Clone jump scoring curve parameters (specified as log(probability)) control the probability of 
sequencing errors leading to insertions (in the clone) of various lengths.

*score_clone_jump_beta0* : controls the probability of no insetion in the clone.

*score_clone_jump_beta1* : controls the probability for having 1 insertion in the clone. 

*score_clone_jump_beta2* : controls the probability for having 2 insertions in the clone.

*score_clone_jump_beta3* : controls the probability for having 3 insertions in the clone.

*score_clone_jump_alpha* : controls the probability for having n (n > 3) insertions in the clone.

*score_genome_extension* : controls the probability for exon extension. It is the log of 
probability to NOT start an intron, it controls exon-length distribution.

*shortest_intron_length* : is the minimum intron length observed

*longest_intron_length* : is the maximum intron length observed

*score_intron* : controls the probability associated with an intron of a specified length. 
Each intron is assigned to a bin. There are 100 bins. Thus there are a hundred score_intron
entry in the spa_parameters file.

    
  	Spa utilities

Associated with the Spa program, some utilities are given. They are mainly perl scripts useful 
for generating the spa_parameter file from a set of fasta sequences of a specific organism. The 
parameters are estimated in a number of steps :
	- First we generate a default parameter file (unbiased parameters) and use them to get a first mapping.
	- From this mapping, we estimate a high error rate parameter and we remap only the high error rate mappings 
	  with the previous parameter file where mismatch_score is replaced by the high error rate estimated.
	- We generate then a new spa_parameters file from all the mappings.
	- Repeat step 1 with the new parameter file,and then 2, 3, to obtain the final parameters file.

To perform the estimation, we provide two perl scripts :

*generateParameters.pl* : that produces a spa_parameters file from a mapping or an unbiased spa_parameters file.

*extractHighERMappings.pl* : that extracs high error rate mappings.
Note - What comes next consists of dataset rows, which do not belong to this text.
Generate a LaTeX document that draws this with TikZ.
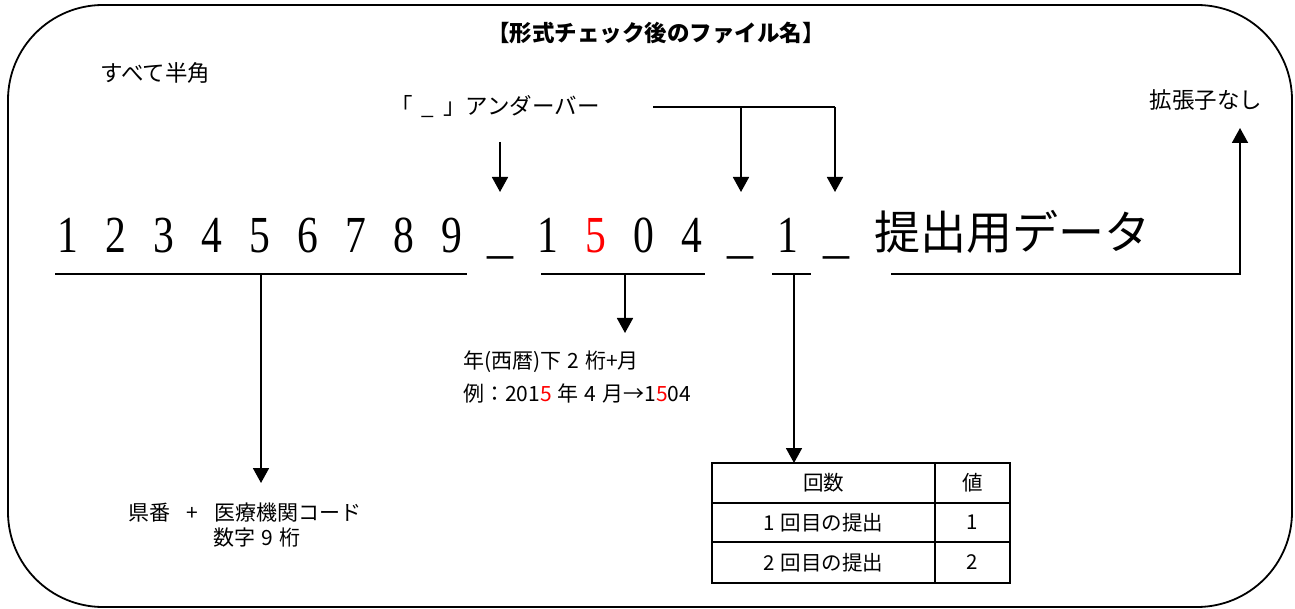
\documentclass[tikz,border=0pt]{standalone}
\usepackage{fontspec}
\usepackage{graphicx}
\setmainfont{Liberation Serif}
\newfontfamily\jp{Noto Sans CJK JP}
\usetikzlibrary{arrows.meta}
\definecolor{hired}{RGB}{255,0,0}
\newcommand{\gp}{\hspace{6pt}}
\begin{document}
\begin{tikzpicture}[x=1pt,y=-1pt,
  conn/.style={line width=1.8pt},
  arr/.style={conn,-{Triangle[width=16pt,length=15pt]}},
  big/.style={anchor=base,inner sep=0pt,font=\fontsize{52}{52}\selectfont},
  bigjp/.style={anchor=base west,inner sep=0pt,font=\jp\fontsize{46}{46}\selectfont},
  lbl/.style={inner sep=0pt,font=\jp\fontsize{21}{24}\selectfont},
  lblb/.style={inner sep=0pt,font=\jp\fontsize{22.5}{26}\selectfont},
  cell/.style={draw,line width=1.8pt,inner sep=0pt,outer sep=0pt,font=\jp\fontsize{20.5}{24}\selectfont},
]
\useasboundingbox (0,0) rectangle (1295,609);
% frame
\draw[line width=1.8pt, rounded corners=95pt] (8,5) rectangle (1292,607);
% title
\node[inner sep=0pt,font=\jp\bfseries\fontsize{22.5}{26}\selectfont] (title) at (656,33) {【形式チェック後のファイル名】};
\node[lblb,anchor=west] (hankaku) at (100,73) {すべて半角};
\node[lblb,anchor=west] (underbar) at (390,107) {「\hspace{9pt}\_\hspace{9pt}」アンダーバー};
\node[lblb] (noext) at (1206,100) {拡張子なし};
% big file name
\foreach \d/\x [count=\i] in {1/68,2/116,3/164,4/212,5/260,6/308,7/356,8/404,9/452}
  {\node[big] (d\i) at (\x,253) {\scalebox{0.8}[1]{\d}};}
\node[big] (u1) at (500,253) {\_};
\node[big] (y1) at (548,253) {\scalebox{0.8}[1]{1}};
\node[big,text=hired] (y2) at (596,253) {\scalebox{0.8}[1]{5}};
\node[big] (y3) at (644,253) {\scalebox{0.8}[1]{0}};
\node[big] (y4) at (692,253) {\scalebox{0.8}[1]{4}};
\node[big] (u2) at (740,253) {\_};
\node[big] (n1) at (788,253) {\scalebox{0.8}[1]{1}};
\node[big] (u3) at (836,253) {\_};
\node[bigjp] (data) at (874,250) {提出用データ};
% arrows to underscores
\coordinate (ua) at (500,142);
\coordinate (ub) at (500,192);
\draw[arr] (ua) -- (ub);
\coordinate (hl0) at (653,107);
\coordinate (hl1) at (741,107);
\coordinate (hl2) at (835,107);
\coordinate (hl1t) at (741,192);
\coordinate (hl2t) at (835,192);
\draw[conn] (hl0) -- (hl2);
\draw[arr] (hl1) -- (hl1t);
\draw[arr] (hl2) -- (hl2t);
% labels
\node[lbl] (code1) at (245,513) {県番\hspace{16pt}+\hspace{16pt}医療機関コード};
\node[lbl] (code2) at (257,538) {数字\gp 9\gp 桁};
\node[lbl,anchor=west] (ym1) at (463,362) {年(西暦)下\gp 2\gp 桁+月};
\node[lbl,anchor=west] (ym2) at (463,393) {例：201\textcolor{hired}{5}\gp 年\gp 4\gp 月→1\textcolor{hired}{5}04};
% underline 1
\coordinate (a0) at (55,274);
\coordinate (a1) at (467,274);
\coordinate (am) at (261,274);
\coordinate (at) at (261,483);
\draw[conn] (a0) -- (a1);
\draw[arr] (am) -- (at);
% underline 2
\coordinate (b0) at (541,274);
\coordinate (b1) at (705,274);
\coordinate (bm) at (625,274);
\coordinate (bt) at (625,333);
\draw[conn] (b0) -- (b1);
\draw[arr] (bm) -- (bt);
% underline 3 and table
\node[cell,minimum width=223pt,minimum height=40pt] (h1) at (823.5,483) {回数};
\node[cell,minimum width=75pt,minimum height=40pt] (h2) at (972.5,483) {値};
\node[cell,minimum width=223pt,minimum height=39pt] (r11) at (823.5,522.5) {1\gp 回目の提出};
\node[cell,minimum width=75pt,minimum height=39pt] (r12) at (972.5,522.5) {1};
\node[cell,minimum width=223pt,minimum height=41pt] (r21) at (823.5,562.5) {2\gp 回目の提出};
\node[cell,minimum width=75pt,minimum height=41pt] (r22) at (972.5,562.5) {2};
\coordinate (c0) at (772,274);
\coordinate (c1) at (811,274);
\coordinate (cm) at (794,274);
\draw[conn] (c0) -- (c1);
\draw[arr] (cm) -- (cm |- h1.north);
% underline 4 to extension label
\coordinate (e0) at (891,274);
\coordinate (e1) at (1240,274);
\coordinate (et) at (1240,128);
\draw[arr] (e0) -- (e1) -- (et);
\end{tikzpicture}
\end{document}
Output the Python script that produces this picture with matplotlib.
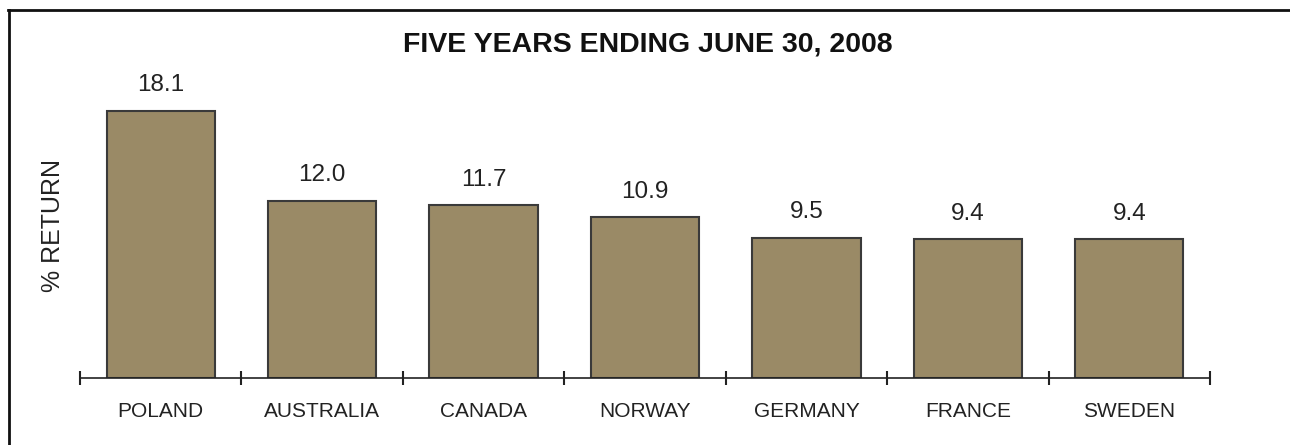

To do the parameter estimation using these two scripts, you can first generate an
unbiased spa_parameters with generateParameters.pl then use this spa_parameters file
to run the first mapping. Using the extractHighERMappings.pl, you will get the high
error rate mappings and the new spa_parameters file to map them. Once the second
mapping is done, merge the two mappings and run the generateParameters script to have
a new spa_parameters file. Repeat the process for the new spa_parameters file to get
the final spa_parameters file.
 
*spa-parse* : Spa generates the result alignment in a machine readable match file. The spa-parse program 
can convert this format into a human readable format similar to Sim4 output format.